# Pelvicachromis pulcher



## Newbreed (Feb 23, 2009)

Are these fish good for a 20g tank. im new to cichlids but they are very pretty fish.

http://www.cichlid-forum.com/profiles/s ... hp?id=1350


----------



## Manoah Marton (Feb 17, 2009)

I think 1 or 2 might work.  What else have you got in it? :-?


----------



## Newbreed (Feb 23, 2009)

Is it possible for the pulchers to Trio up? it seems i have 2 females and 1 male pulcher in my tank and they seem to be schooling all 3 are swiming side by side


----------



## Newbreed (Feb 23, 2009)

I put with my 3 pulchers 1 catfish 1 pocostomis 1 asian sucker fish and 3 of these weird looking things that swim really really fast that i was told will agitate the chiclids and keep them from fighting


----------



## Manoah Marton (Feb 17, 2009)

That might work for now, but when the krib spawn you'll be in trouble.  
I would suggest getting a 10 gallon, and moving all the fish but the kribs and maybe the pleco. Then move the female that isn't mated to the 10 gallon as well.  
Also, what type of fish are your dithers? (aka your crazy to fish) :lol: :lol: :lol: 
Keep me posted one your progress![/quote]


----------



## exasperatus2002 (Jul 5, 2003)

I used to breed a pair in a 20 long.
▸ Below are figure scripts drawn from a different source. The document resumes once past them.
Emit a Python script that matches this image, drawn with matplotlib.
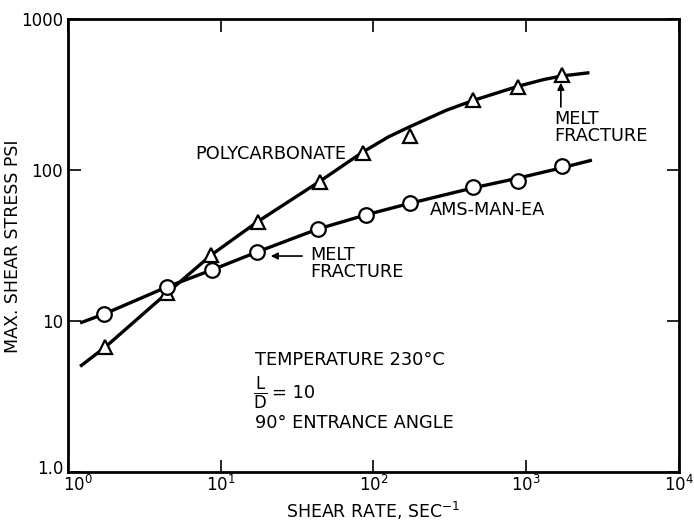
import matplotlib.pyplot as plt
from matplotlib.transforms import ScaledTranslation

# measured points (shear rate, max shear stress psi)
pc_rate = [1.75, 4.45, 8.7, 17.5, 44.6, 85, 173, 448, 883, 1714]
pc_stress = [6.7, 15.3, 27.4, 45.3, 83.3, 130, 168, 291, 354, 426]
ams_rate = [1.72, 4.45, 8.8, 17.3, 43.3, 90, 173, 450, 880, 1714]
ams_stress = [11.1, 16.8, 21.8, 28.6, 40.7, 50.4, 60.4, 77.1, 84.5, 106]

# hand drawn fit curves
pc_curve_x = [1.2, 1.75, 4.45, 8.7, 17.5, 44.6, 85, 125, 173, 300, 450, 880, 1300, 1700, 2600]
pc_curve_y = [5.0, 6.7, 15.3, 27.4, 45.5, 84, 131, 165, 193, 248, 288, 357, 396, 418, 440]
ams_curve_x = [1.2, 1.72, 4.45, 8.8, 17.3, 43, 90, 173, 450, 880, 1700, 2700]
ams_curve_y = [9.7, 11.1, 16.8, 21.8, 28.6, 40.5, 50.5, 60, 76, 88, 103, 116]

x_ticks = [1, 10, 100, 1000, 10000]
x_labels = ['$10^0$', '$10^1$', '$10^2$', '$10^3$', '$10^4$']
y_ticks = [1, 10, 100, 1000]
y_labels = ['1.0', '10', '100', '1000']

plt.rcParams['font.family'] = 'DejaVu Sans'
plt.rcParams['mathtext.fontset'] = 'dejavusans'

fig = plt.figure(figsize=(6.94, 5.23), dpi=100)
ax = fig.add_axes([0.098, 0.0975, 0.88, 0.8665])
ax.set_xscale('log')
ax.set_yscale('log')
ax.set_xlim(1, 10000)
ax.set_ylim(1, 1000)

ax.plot(pc_curve_x, pc_curve_y, color='k', lw=2.4, solid_capstyle='butt')
ax.plot(ams_curve_x, ams_curve_y, color='k', lw=2.4, solid_capstyle='butt')
ax.plot(pc_rate, pc_stress, linestyle='none', marker='^', ms=10, mfc='white', mec='k', mew=1.6)
ax.plot(ams_rate, ams_stress, linestyle='none', marker='o', ms=10.5, mfc='white', mec='k', mew=1.6)

ax.set_xticks(x_ticks)
ax.set_xticklabels(x_labels)
ax.set_yticks(y_ticks)
ax.set_yticklabels(y_labels)
ax.minorticks_off()
ax.tick_params(direction='in', length=9, width=1.2, labelsize=12, top=True, right=True)
ax.tick_params(axis='x', pad=2)
for s in ax.spines.values():
    s.set_linewidth(2)

# corner labels nudged apart like the original
lbl = ax.get_xticklabels()[0]
lbl.set_transform(lbl.get_transform() + ScaledTranslation(0.1, 0, fig.dpi_scale_trans))
lbl = ax.get_yticklabels()[0]
lbl.set_transform(lbl.get_transform() + ScaledTranslation(0, 0.05, fig.dpi_scale_trans))

ax.set_xlabel('SHEAR RATE, SEC$^{-1}$', fontsize=12.5, va='baseline')
ax.xaxis.set_label_coords(0.499, -0.101)
ax.set_ylabel('MAX. SHEAR STRESS PSI', fontsize=12.5, va='center')
ax.yaxis.set_label_coords(-0.09, 0.499)

fs = 12.8
ax.text(6.8, 127, 'POLYCARBONATE', fontsize=fs, va='center')
ax.text(234, 54, 'AMS-MAN-EA', fontsize=fs, va='center')
ax.text(1540, 190, 'MELT\nFRACTURE', fontsize=fs, va='center', linespacing=0.95)
ax.annotate('', xy=(1690, 394), xytext=(1690, 250),
            arrowprops=dict(arrowstyle='-|>', color='k', lw=1.2, mutation_scale=10))
ax.text(38.4, 24, 'MELT\nFRACTURE', fontsize=fs, va='center', linespacing=0.95)
ax.annotate('', xy=(20.4, 26.9), xytext=(35.6, 26.9),
            arrowprops=dict(arrowstyle='-|>', color='k', lw=1.2, mutation_scale=10))

ax.text(16.8, 5.52, 'TEMPERATURE 230°C', fontsize=fs, va='center')
ax.text(16.2, 3.3, r'$\frac{\mathsf{L}}{\mathsf{D}}$', fontsize=17, va='center')
ax.text(21.8, 3.34, '= 10', fontsize=fs, va='center')
ax.text(16.8, 2.11, '90° ENTRANCE ANGLE', fontsize=fs, va='center')

fig.savefig('out.png', dpi=100)
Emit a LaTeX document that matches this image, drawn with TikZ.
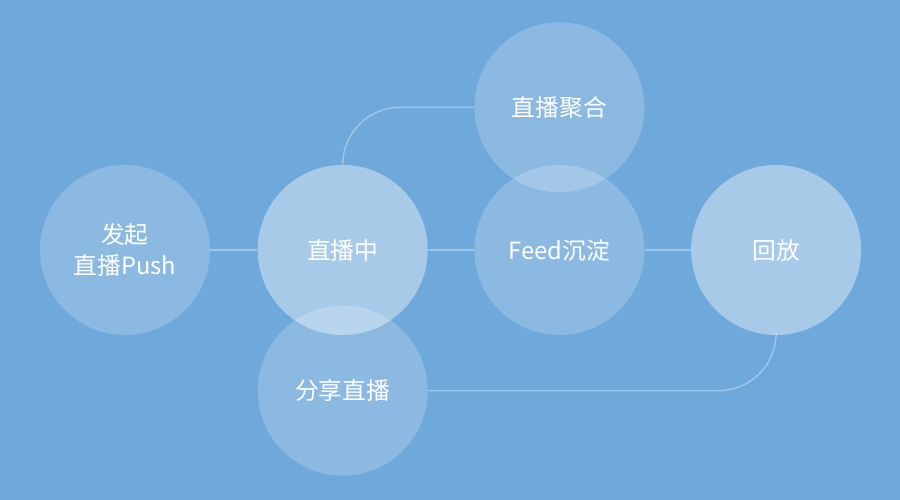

You'll need lots of other tanks because they breed like roaches.


----------



## Newbreed (Feb 23, 2009)

Here are a few pictures of the new 10g tank setup i have with a pair of kribies.



















2 females and 1 male in a 10g


----------



## Newbreed (Feb 23, 2009)

Please close thread as i have figured out waht i would liek to do.


----------